Northamptonshire's mystery Lotto winner finally comes up with lucky £1million ticket
Camelot is urging players to check their numbers
National Lottery bosses have confirmed a mystery £1million winner from Northamptonshire has come forward to claim their pile of cash after enlisting the help of this newspaper to help find them.
The winner matched five main numbers and Bonus Ball in the February 27 draw but Camelot, which runs the Lotto, put out appeals for the lucky ticket-holder to come forward after the money went unclaimed for nearly three weeks.
The only clue they had was the ticket was bought somewhere in Northamptonshire and so launched their appeal for players to urgently check their numbers.
That night's winning Lotto numbers were 4, 33, 36, 39, 45, 49 and the bonus ball was 20.
Finally, the winning ticket landed at Lotto HQ within the 180-day time limit and now the holder faces an anxious wait to have their prize confirmed.
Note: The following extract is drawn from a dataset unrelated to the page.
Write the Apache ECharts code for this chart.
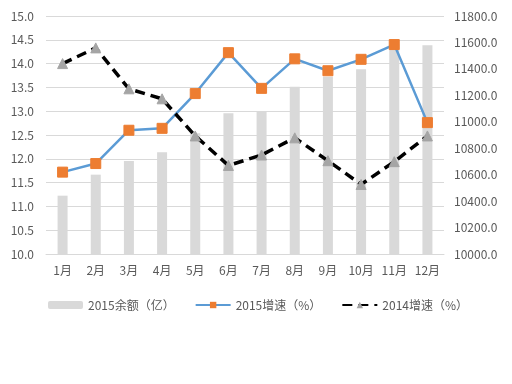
<!DOCTYPE html>
<html><head><meta charset="utf-8">
<script src="https://cdn.jsdelivr.net/npm/echarts@6/dist/echarts.min.js"></script>
<style>html,body{margin:0;padding:0;background:#fff}#c{width:512px;height:384px}</style>
</head><body><div id="c"></div>
<script>
var categories = ['1月','2月','3月','4月','5月','6月','7月','8月','9月','10月','11月','12月'];
var balance2015 = [10441, 10600, 10703, 10769, 10913, 11064, 11076, 11265, 11341, 11397, 11585, 11578];
var growth2015 = [11.72, 11.90, 12.60, 12.64, 13.37, 14.23, 13.48, 14.10, 13.85, 14.09, 14.40, 12.76];
var growth2014 = [14.00, 14.33, 13.47, 13.26, 12.48, 11.86, 12.08, 12.44, 11.96, 11.46, 11.94, 12.48];
var leftTicks = {min: 10, max: 15, interval: 0.5};
var rightTicks = {min: 10000, max: 11800, interval: 200};
var names = ['2015余额（亿）', '2015增速（%）', '2014增速（%）'];

var font = '"Noto Sans CJK SC", "Noto Sans", sans-serif';
var chart = echarts.init(document.getElementById('c'), null, {renderer: 'canvas'});
chart.setOption({
  animation: false,
  textStyle: {fontFamily: font},
  grid: {left: 46, right: 68, top: 16, bottom: 130, containLabel: false},
  legend: {
    left: 43, top: 294, itemWidth: 35, itemHeight: 8, itemGap: 20,
    textStyle: {color: '#595959', fontSize: 12, fontFamily: font},
    data: names
  },
  xAxis: {
    type: 'category', data: categories,
    axisLine: {lineStyle: {color: '#d9d9d9'}},
    axisTick: {show: false},
    axisLabel: {color: '#595959', fontSize: 12, margin: 10, fontFamily: font}
  },
  yAxis: [{
    type: 'value', min: leftTicks.min, max: leftTicks.max, interval: leftTicks.interval,
    axisLine: {show: false}, axisTick: {show: false},
    splitLine: {lineStyle: {color: '#d9d9d9'}},
    axisLabel: {color: '#595959', fontSize: 12, margin: 12, formatter: function(v){return v.toFixed(1);}}
  }, {
    type: 'value', min: rightTicks.min, max: rightTicks.max, interval: rightTicks.interval,
    axisLine: {show: false}, axisTick: {show: false},
    splitLine: {show: false},
    axisLabel: {color: '#595959', fontSize: 12, margin: 10, formatter: function(v){return v.toFixed(1);}}
  }],
  series: [{
    name: names[0], type: 'bar', yAxisIndex: 1, data: balance2015,
    barWidth: 10, itemStyle: {color: '#d9d9d9'}
  }, {
    name: names[1], type: 'line', yAxisIndex: 0, data: growth2015,
    symbol: 'rect', symbolSize: 10,
    lineStyle: {color: '#5b9bd5', width: 2.5},
    itemStyle: {color: '#ed7d31', borderColor: '#ed7d31'}
  }, {
    name: names[2], type: 'line', yAxisIndex: 0, data: growth2014,
    symbol: 'triangle', symbolSize: 10,
    lineStyle: {color: '#000000', width: 3.5, type: [10, 6]},
    itemStyle: {color: '#a5a5a5', borderColor: '#a5a5a5'}
  }]
});
</script></body></html>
Once the ticket has been validated and paid, the ticket-holder will then decide whether or not to go public and share their amazing news. There will be no information on whether it is an individual or syndicate winner, or where the ticket was purchased, unless the ticket-holder decides to go public.
Camelot’s Andy Carter, senior winners’ advisor at The National Lottery, said, “What amazing news for this lucky ticket-holder who has claimed their prize. We will now focus on supporting the ticket-holder through the process.
“In the current situation, we’re encouraging everyone to check their tickets online at national-lottery.co.uk or by downloading the National Lottery app, and to only buy their tickets in retail in line with government guidance.
"Playing online via the website or app means that your ticket is checked, and you get an email notification if you win a prize. You can also scan your retail tickets on the National Lottery app to check if you're a winner.”
Thanks to National Lottery players, more than £1billion is being used by charities and organisations affected by the impact of the coronavirus outbreak, which includes over £400million in funding support from the National Lottery Community Fund which is being used to help groups best placed to support people and communities through the crisis.